Who was on the other side of this trade?
Data from Deutsche Bank’s foreign exchange trading platform suggests: literally everyone.
“Nearly all client categories saw record USD/JPY buying during the assumed intervention days,” writes George Saravelos, global head of FX research at the German bank, in a note to clients on Thursday. “That absorption of USD/JPY selling from the Japanese Ministry of Finance was so broad-based continues to point to the lack of effectiveness of this policy.”
The Japanese yen is the weakest G10 currency in trading on Thursday, deepening its decline relative to the US dollar to nearly 10% so far this year.

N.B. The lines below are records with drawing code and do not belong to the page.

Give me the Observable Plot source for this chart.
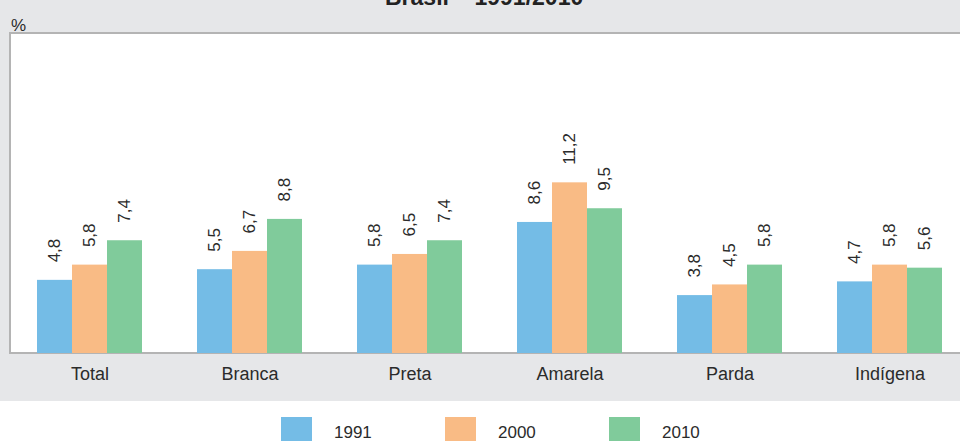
<!DOCTYPE html>
<html><head><meta charset="utf-8">
<script src="https://cdn.jsdelivr.net/npm/d3@7"></script>
<script src="https://cdn.jsdelivr.net/npm/@observablehq/plot@0.6"></script>
<style>
html,body{margin:0;padding:0;background:#fff;}
#wrap{position:relative;width:960px;height:441px;overflow:hidden;background:#fff;font-family:"Liberation Sans",Arial,sans-serif;color:#2b2b2b;}
#bg{position:absolute;left:0;top:0;width:960px;height:401px;background:#e6e7e9;}
#panel{position:absolute;left:9px;top:32px;width:980px;height:322px;background:#fff;box-sizing:border-box;border-left:2px solid #b4b4b4;border-top:2px solid #b4b4b4;border-bottom:2px solid #b4b4b4;}
#title{position:absolute;left:385px;top:-14.5px;font-size:23px;line-height:23px;font-weight:bold;white-space:nowrap;color:#222;}
#pct{position:absolute;left:11px;top:16.6px;font-size:17px;line-height:17px;}
#chart{position:absolute;left:0;top:0;}
.leg{position:absolute;top:417px;height:30px;}
.sw{position:absolute;left:0;top:0;width:31px;height:30px;}
.lt{position:absolute;top:6.6px;font-size:17px;line-height:17px;white-space:nowrap;}
</style>
</head><body>
<div id="wrap">
  <div id="bg"></div>
  <div id="panel"></div>
  <div id="title">Brasil – 1991/2010</div>
  <div id="pct">%</div>
  <div id="chart"></div>
  <div id="legend"></div>
</div>
<script>
const categories = ["Total", "Branca", "Preta", "Amarela", "Parda", "Indígena"];
const years = ["1991", "2000", "2010"];
const values1991 = [4.8, 5.5, 5.8, 8.6, 3.8, 4.7];
const values2000 = [5.8, 6.7, 6.5, 11.2, 4.5, 5.8];
const values2010 = [7.4, 8.8, 7.4, 9.5, 5.8, 5.6];
const colors = ["#74bce6", "#f9bb85", "#80cb9b"];

const series = [values1991, values2000, values2010];
const data = categories.flatMap((c, i) => years.map((y, j) => ({cat: c, year: y, value: series[j][i]})));
const fmt = v => v.toFixed(1).replace(".", ",");

const chart = Plot.plot({
  width: 960, height: 401,
  marginTop: 33, marginBottom: 48, marginLeft: 10, marginRight: -10,
  style: {background: "transparent", fontFamily: "'Liberation Sans', Arial, sans-serif", fontSize: "18px", color: "#2b2b2b", overflow: "visible"},
  fx: {domain: categories, paddingInner: 0.33, paddingOuter: 0.165, axis: "bottom", tickSize: 0, tickPadding: 14, label: null},
  x: {domain: years, padding: 0, axis: null},
  y: {domain: [0, 21], axis: null},
  color: {domain: years, range: colors},
  marks: [
    Plot.barY(data, {fx: "cat", x: "year", y: "value", fill: "year"}),
    Plot.text(data, {fx: "cat", x: "year", y: "value", text: d => fmt(d.value), rotate: -90, textAnchor: "start", dy: -18, fontSize: 17, fill: "#2b2b2b"})
  ]
});
document.getElementById("chart").appendChild(chart);

const legend = document.getElementById("legend");
years.forEach((y, i) => {
  const item = document.createElement("div");
  item.className = "leg";
  item.style.left = (281 + i * 164) + "px";
  const sw = document.createElement("div");
  sw.className = "sw";
  sw.style.background = colors[i];
  const t = document.createElement("div");
  t.className = "lt";
  t.style.left = "53px";
  t.textContent = y;
  item.appendChild(sw);
  item.appendChild(t);
  legend.appendChild(item);
});
</script>
</body></html>
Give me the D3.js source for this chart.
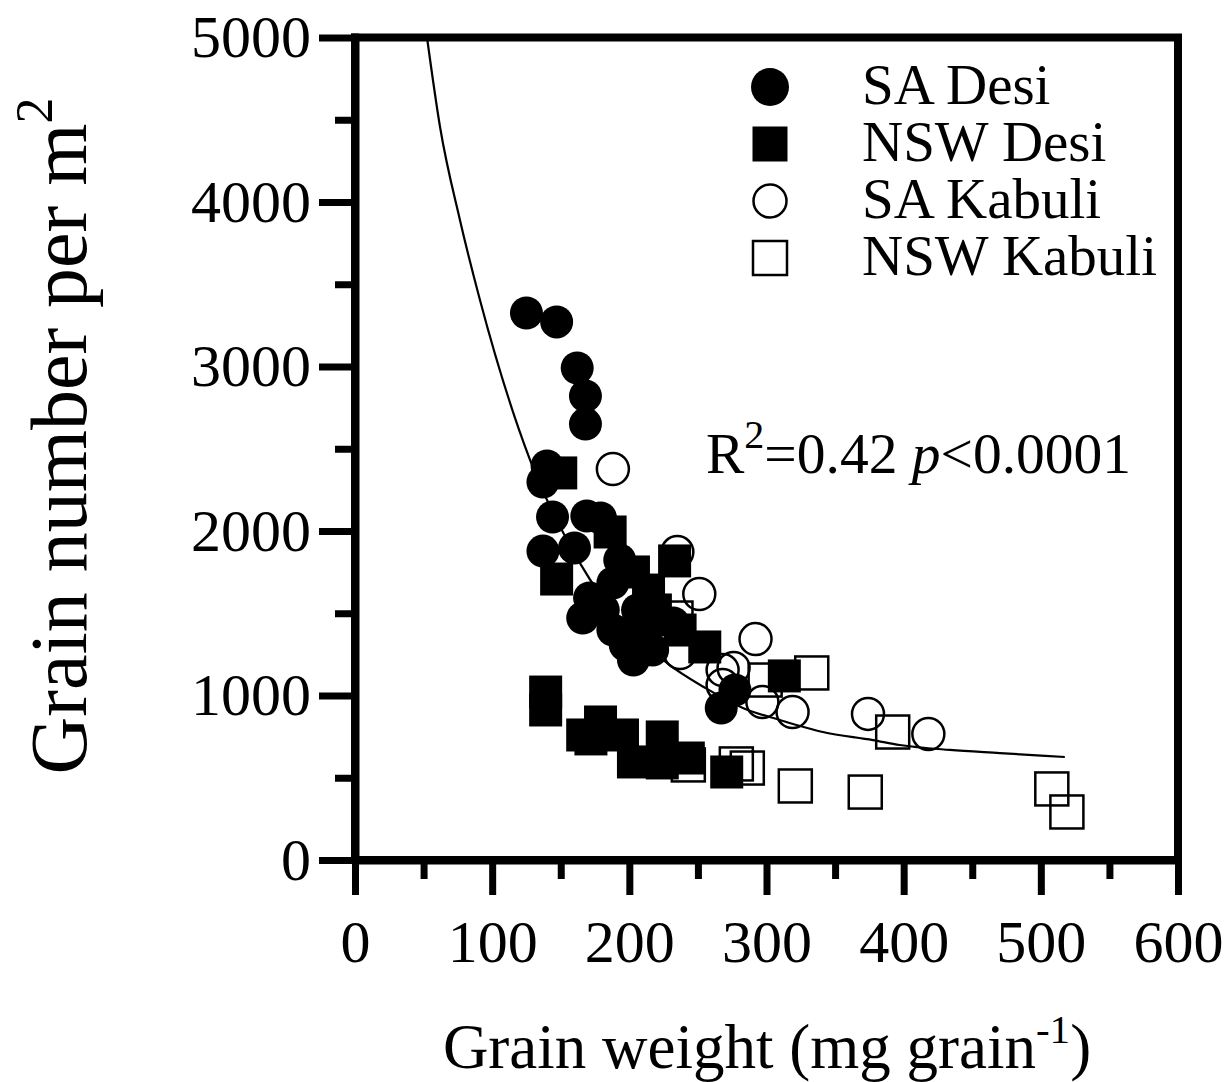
<!DOCTYPE html>
<html>
<head>
<meta charset="utf-8">
<script src="https://cdn.jsdelivr.net/npm/d3@7"></script>
<style>
  html, body { margin: 0; padding: 0; background: #fff; }
  svg text { font-family: "Liberation Serif", "Times New Roman", serif; fill: #000; }
</style>
</head>
<body>
<svg id="chart" width="1229" height="1082"></svg>
<script>
// ---- Data ----
const xMajorTicks = [0, 100, 200, 300, 400, 500, 600];
const xMinorTicks = [50, 150, 250, 350, 450, 550];
const yMajorTicks = [0, 1000, 2000, 3000, 4000, 5000];
const yMinorTicks = [500, 1500, 2500, 3500, 4500];

const saDesi = [
  [125, 3325], [147, 3271], [162, 2991], [168, 2821], [168, 2650],
  [140, 2395], [137, 2298], [144, 2085], [137, 1878], [169, 2091],
  [179, 2079], [160, 1897], [171, 1593], [166, 1471], [181, 1520],
  [188, 1398], [203, 1216], [217, 1277], [232, 1441], [277, 1033],
  [267, 924], [188, 1684], [206, 1520], [197, 1307], [193, 1824],
  [222, 1459]
];
const nswDesi = [
  [150, 2353], [186, 1994], [147, 1708], [203, 1751], [214, 1641],
  [233, 1818], [255, 1295], [237, 1398], [313, 1119], [139, 1021],
  [139, 912], [179, 839], [172, 736], [195, 760], [224, 748],
  [203, 596], [224, 590], [243, 620], [271, 535], [219, 1520],
  [208, 1398], [166, 760]
];
const saKabuli = [
  [188, 2377], [235, 1872], [251, 1617], [292, 1343], [268, 1155],
  [276, 1167], [268, 1064], [297, 960], [319, 900], [374, 888],
  [418, 766], [237, 1258]
];
const nswKabuli = [
  [234, 1471], [299, 1094], [333, 1137], [392, 778], [278, 584],
  [286, 559], [321, 450], [372, 413], [508, 432], [519, 292],
  [243, 578]
];
const fitCurve = [
  [52.5, 5000], [62.0, 4456], [76.5, 3891], [91.1, 3404], [127.6, 2432],
  [164.0, 1805], [227.4, 1198], [256.6, 1040], [282.8, 924], [309.8, 851],
  [341.1, 778], [377.6, 729], [397.2, 699], [433.7, 669], [470.1, 650],
  [517.5, 626]
];
const legendLabels = ["SA Desi", "NSW Desi", "SA Kabuli", "NSW Kabuli"];

// ---- Layout ----
const svg = d3.select("#chart");
const x = d3.scaleLinear().domain([0, 600]).range([355, 1178]);
const y = d3.scaleLinear().domain([0, 5000]).range([860, 37.5]);
const FONT = '"Liberation Serif", "Times New Roman", serif';

// Fit curve
const line = d3.line().x(d => x(d[0])).y(d => y(d[1])).curve(d3.curveMonotoneX);
svg.append("path").datum(fitCurve).attr("d", line)
  .attr("fill", "none").attr("stroke", "#000").attr("stroke-width", 2.2);

// Markers
const R = 16.5, S = 33;
svg.append("g").selectAll("circle").data(saKabuli).join("circle")
  .attr("cx", d => x(d[0])).attr("cy", d => y(d[1])).attr("r", 16)
  .attr("fill", "none").attr("stroke", "#000").attr("stroke-width", 2.5);
svg.append("g").selectAll("rect").data(nswKabuli).join("rect")
  .attr("x", d => x(d[0]) - S / 2).attr("y", d => y(d[1]) - S / 2)
  .attr("width", S).attr("height", S)
  .attr("fill", "none").attr("stroke", "#000").attr("stroke-width", 2.5);
svg.append("g").selectAll("rect").data(nswDesi).join("rect")
  .attr("x", d => x(d[0]) - S / 2).attr("y", d => y(d[1]) - S / 2)
  .attr("width", S).attr("height", S).attr("fill", "#000");
svg.append("g").selectAll("circle").data(saDesi).join("circle")
  .attr("cx", d => x(d[0])).attr("cy", d => y(d[1])).attr("r", R)
  .attr("fill", "#000");

// Axes
function styleAxis(g) {
  g.select(".domain").attr("stroke-width", 8).attr("stroke", "#000");
  g.selectAll(".tick line").attr("stroke-width", 7).attr("stroke", "#000");
  g.selectAll(".tick text").attr("font-family", FONT).attr("font-size", 60).attr("fill", "#000");
}
const yAxisMinor = svg.append("g").attr("transform", "translate(355,0)")
  .call(d3.axisLeft(y).tickValues(yMinorTicks).tickSize(20).tickSizeOuter(0).tickFormat(""));
styleAxis(yAxisMinor);
yAxisMinor.select(".domain").remove();
const yAxis = svg.append("g").attr("transform", "translate(355,0)")
  .call(d3.axisLeft(y).tickValues(yMajorTicks).tickSize(36).tickSizeOuter(0).tickPadding(8).tickFormat(d3.format("d")));
styleAxis(yAxis);

const xAxisMinor = svg.append("g").attr("transform", "translate(0,860)")
  .call(d3.axisBottom(x).tickValues(xMinorTicks).tickSize(19).tickSizeOuter(0).tickFormat(""));
styleAxis(xAxisMinor);
xAxisMinor.select(".domain").remove();
const xAxis = svg.append("g").attr("transform", "translate(0,860)")
  .call(d3.axisBottom(x).tickValues(xMajorTicks).tickSize(35).tickSizeOuter(0).tickPadding(24).tickFormat(d3.format("d")));
styleAxis(xAxis);

// Frame (top & right) and axis corners
svg.append("path")
  .attr("d", `M${x(0)},${y(5000)}H${x(600)}V${y(0)}`)
  .attr("fill", "none").attr("stroke", "#000").attr("stroke-width", 8)
  .attr("stroke-linecap", "square");
svg.append("path")
  .attr("d", `M${x(0)},${y(5000)}V${y(0)}H${x(600)}`)
  .attr("fill", "none").attr("stroke", "#000").attr("stroke-width", 8)
  .attr("stroke-linecap", "square");

// Axis titles
const yt = svg.append("text")
  .attr("transform", "translate(86,436) rotate(-90)")
  .attr("text-anchor", "middle").attr("font-size", 80);
yt.append("tspan").text("Grain number per m");
yt.append("tspan").attr("font-size", 52).attr("dy", -34).text("2");

const xt = svg.append("text")
  .attr("x", 767).attr("y", 1068)
  .attr("text-anchor", "middle").attr("font-size", 63);
xt.append("tspan").text("Grain weight (mg grain");
xt.append("tspan").attr("font-size", 41).attr("dy", -25).text("-1");
xt.append("tspan").attr("dy", 25).text(")");

// Annotation
const ann = svg.append("text").attr("x", 706).attr("y", 473).attr("font-size", 57.5);
ann.append("tspan").text("R");
ann.append("tspan").attr("font-size", 40).attr("dy", -25).text("2");
ann.append("tspan").attr("dy", 25).text("=0.42 ");
ann.append("tspan").attr("font-style", "italic").text("p");
ann.append("tspan").text("<0.0001");

// Legend
const legY = d3.scalePoint().domain(legendLabels).range([87, 258]);
const leg = svg.append("g");
leg.append("circle").attr("cx", 770).attr("cy", legY("SA Desi")).attr("r", 19).attr("fill", "#000");
leg.append("rect").attr("x", 770 - 17.5).attr("y", legY("NSW Desi") - 17.5)
  .attr("width", 35).attr("height", 35).attr("fill", "#000");
leg.append("circle").attr("cx", 770).attr("cy", legY("SA Kabuli")).attr("r", 16.5)
  .attr("fill", "none").attr("stroke", "#000").attr("stroke-width", 2.5);
leg.append("rect").attr("x", 770 - 17).attr("y", legY("NSW Kabuli") - 17)
  .attr("width", 34).attr("height", 34)
  .attr("fill", "none").attr("stroke", "#000").attr("stroke-width", 2.5);
leg.selectAll("text").data(legendLabels).join("text")
  .attr("x", 862).attr("y", d => legY(d) + 17)
  .attr("font-size", 57).text(d => d);
</script>
</body>
</html>
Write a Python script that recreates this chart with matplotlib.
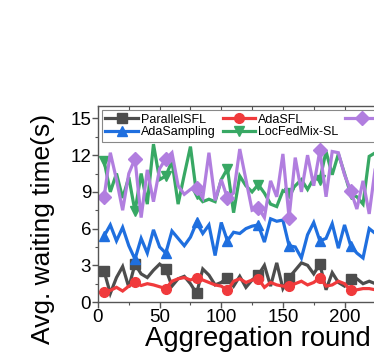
#!/usr/bin/env python3
"""
Average waiting time per aggregation round for five split-FL schemes.
"""

import matplotlib
matplotlib.use('Agg')
import matplotlib.pyplot as plt

# ---------------------------------------------------------------------------
# Data (one value every 5 rounds)
# ---------------------------------------------------------------------------
rounds = list(range(5, 235, 5))

parallel_sfl = [2.5, 0.7, 2.0, 2.9, 1.2, 3.1, 2.3, 2.0, 2.6, 3.1,
                2.7, 1.3, 1.9, 2.1, 1.5, 0.7, 2.7, 2.2, 1.4, 1.6,
                2.0, 1.3, 2.1, 1.2, 1.8, 2.2, 3.0, 1.3, 3.2, 1.1,
                2.0, 2.6, 3.2, 3.0, 2.3, 3.1, 1.0, 2.4, 1.6, 1.3,
                1.85, 1.9, 1.5, 1.7, 1.5, 1.8]

ada_sfl = [0.85, 0.95, 1.2, 0.9, 1.3, 1.6, 1.35, 1.5, 1.4, 1.25,
           1.1, 1.7, 1.9, 2.0, 1.8, 2.0, 1.8, 1.6, 1.4, 1.3,
           0.95, 1.7, 1.9, 1.6, 1.8, 1.9, 1.2, 1.6, 1.4, 1.3,
           1.3, 1.5, 1.7, 1.4, 1.6, 2.0, 1.3, 1.4, 1.7, 1.5,
           0.95, 1.0, 1.1, 1.1, 1.0, 1.0]

ada_sampling = [5.4, 6.3, 5.0, 6.1, 4.6, 3.5, 5.2, 4.0, 5.9, 4.5,
                4.0, 5.8, 5.2, 4.6, 5.3, 6.5, 5.6, 6.3, 3.8, 6.5,
                5.0, 5.7, 5.6, 6.0, 6.2, 6.3, 4.9, 6.8, 6.6, 6.7,
                4.6, 4.5, 3.6, 5.5, 6.5, 5.0, 5.2, 6.4, 4.4, 6.3,
                4.6, 4.0, 3.6, 6.0, 5.6, 5.8]

locfedmix_sl = [11.5, 9.0, 10.5, 8.5, 10.2, 7.4, 10.5, 8.0, 12.9, 10.0,
                10.3, 11.5, 8.0, 10.4, 12.7, 8.8, 8.2, 8.4, 8.2, 10.0,
                10.9, 7.3, 10.3, 9.5, 9.0, 9.6, 8.9, 8.0, 7.8, 9.1,
                8.9, 9.5, 10.0, 9.2, 10.1, 10.0, 12.3, 10.4, 12.1, 10.5,
                8.8, 8.6, 8.0, 11.9, 12.2, 12.0]

ours = [8.6, 12.2, 10.0, 7.5, 10.5, 11.7, 6.9, 10.8, 8.2, 10.9,
        11.7, 12.2, 9.5, 8.8, 9.2, 9.3, 8.5, 12.2, 8.3, 10.0,
        8.5, 8.9, 12.5, 10.0, 7.5, 7.7, 6.9, 9.9, 8.6, 12.1,
        6.9, 11.8, 9.0, 12.0, 9.5, 12.4, 8.6, 12.3, 12.2, 10.4,
        9.1, 7.6, 9.9, 7.2, 11.0, 12.0]

series_names = ['ParallelSFL', 'AdaSFL', 'AdaSampling', 'LocFedMix-SL', 'Ours']

# ---------------------------------------------------------------------------
# Style
# ---------------------------------------------------------------------------
plt.rcParams['font.family'] = ['Liberation Sans', 'DejaVu Sans']

colors = ['#4d4d4d', '#f03a3c', '#1f6fdf', '#38a864', '#b17edf']
markers = ['s', 'o', '^', 'v', 'D']
spine_color = '#555555'

# ---------------------------------------------------------------------------
# Figure (axes runs past the right edge, as in the cropped original)
# ---------------------------------------------------------------------------
fig = plt.figure(figsize=(3.74, 3.6), dpi=100)
ax = fig.add_axes([0.262, 0.161, 0.857, 0.544])

all_series = [parallel_sfl, ada_sfl, ada_sampling, locfedmix_sl, ours]
lines = []
for vals, name, c, m in zip(all_series, series_names, colors, markers):
    ln, = ax.plot(rounds, vals, color=c, lw=2.3, marker=m, markersize=7,
                  markevery=5, label=name, solid_joinstyle='miter')
    lines.append(ln)

ax.set_xlim(0, 260)
ax.set_ylim(0, 16)
ax.set_xticks([0, 50, 100, 150, 200, 250])
ax.set_yticks([0, 3, 6, 9, 12, 15])
ax.set_xticks(range(25, 260, 50), minor=True)
ax.set_yticks([1.5, 4.5, 7.5, 10.5, 13.5], minor=True)

ax.tick_params(axis='both', which='major', labelsize=13.5, direction='out',
               length=4, width=1.0, color=spine_color, pad=1)
ax.tick_params(axis='both', which='minor', direction='out',
               length=2.5, width=0.8, color=spine_color)

# inward ticks on the top spine
top = ax.secondary_xaxis('top')
top.set_xticks([0, 50, 100, 150, 200, 250])
top.set_xticks(range(25, 260, 50), minor=True)
top.tick_params(which='both', direction='in', labeltop=False,
                length=3, width=0.8, color=spine_color)
top.spines['top'].set_visible(False)

for sp in ax.spines.values():
    sp.set_color(spine_color)
    sp.set_linewidth(1.0)

ax.set_xlabel('Aggregation round', fontsize=19.8, labelpad=0)
ax.set_ylabel('Avg. waiting time(s)', fontsize=19)
ax.yaxis.set_label_coords(-0.134, 0.375)

# row-wise legend order: matplotlib fills columns first
order = [0, 2, 1, 3, 4]
leg = ax.legend([lines[i] for i in order], [series_names[i] for i in order],
                loc='upper left', ncol=3, fontsize=9, frameon=True,
                fancybox=False, edgecolor='#888888', framealpha=1,
                handlelength=2.6, handletextpad=0.25, columnspacing=0.55,
                labelspacing=0.05, borderpad=0.3, borderaxespad=0.3)
leg.get_frame().set_linewidth(0.8)

fig.savefig('out.png', dpi=100)
plt.close(fig)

Very low rates in Japan increase the appeal of holding other currencies where investors can earn more interest. Strategists have warned that action from the Bank of Japan may be needed to reinforce the Ministry of Finance’s attempts to guard against further yen weakness.
“Longer term, successful interventions tend to be (1) coordinated with other central banks and (2) unsterilized i.e. backed by shifts in relative monetary policy,” writes Dario Perkins, economist at TS Lombard, in a May 6 note. “Unilateral interventions often fail, especially when they run exactly counter to the broader thrust of monetary policy.”
At this point, perhaps the biggest risk to the anti-yen view is how popular that view is. Everyone and their mother was happy to sell yen versus the US dollar when the Ministry of Finance was buying recently. That's just part of an ongoing trend: speculators, in aggregate, have been short the yen for over three years. Bets in futures markets that the yen would decline are hovering near their highest level since 2007.
If the underpinnings of the short yen case start to fall apart, either by the Bank of Japan embarking on a more aggressive rate-hiking campaign or other central banks cutting rates by more than is currently priced in, then a lot of investors may be changing their minds — and positions — at the same time.